Romans 13:9-10.  For this, Thou shalt not commit adultery, Thou shalt not kill, Thou shalt not steal, Thou shalt not bear false witness, Thou shalt not covet; and if there be any other commandment, it is briefly comprehended in this saying, namely, Thou shalt love thy neighbour as thyself.  10Love worketh no ill to his neighbour: therefore love is the fulfilling of the law.

Why are all of the commandments summed up in the rule, love your neighbor, noting that we are talking of agape love.  This passage follows the in-depth discussion of love without hypocrisy in chapter 12, a love that, when exercised, results in the behavior described in these verses.  A love that is without hypocrisy demonstrates grace, and grace does not commit adultery, kill, steal, etc.  Again, no law needs to be written when love is expressed.  Consequently, it is not a law that is followed, but rather it is the natural expression of love that fulfills what the law illuminates.  Consider some other scriptures which state this truth.

Luke 10:26-28.  He said unto him, What is written in the law?  how readest thou?  27And he answering said, Thou shalt love the Lord thy God with all thy heart, and with all thy soul, and with all thy strength, and with all thy mind; and thy neighbour as thyself.  28And he said unto him, Thou hast answered right: this do, and thou shalt live.

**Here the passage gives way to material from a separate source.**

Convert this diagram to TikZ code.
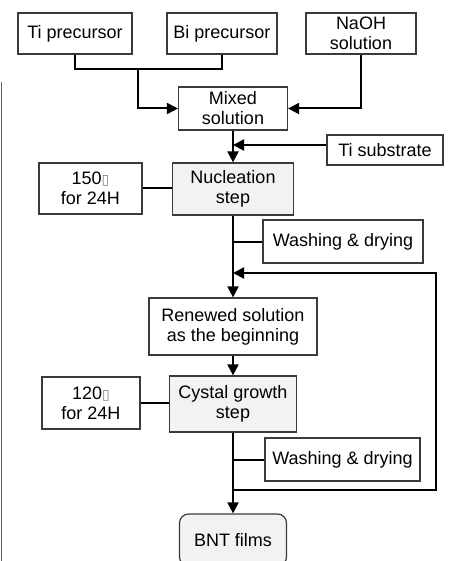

Galatians 5:13-14. For, brethren, ye have been called unto liberty; only use not liberty for an occasion to the flesh, but by love serve one another.  14For all the law is fulfilled in one word, even in this; Thou shalt love thy neighbour as thyself. 

James 2:8.  If ye fulfil the royal law according to the scripture, Thou shalt love thy neighbour as thyself, ye do well:


[1] David Barton.  (1992), The Myth of Separation.  Aledo, TX: WallBuilder Press, p.  260.

[2] The Tax Foundation - Tax Freedom Day and Tax Burden, 1900–2010.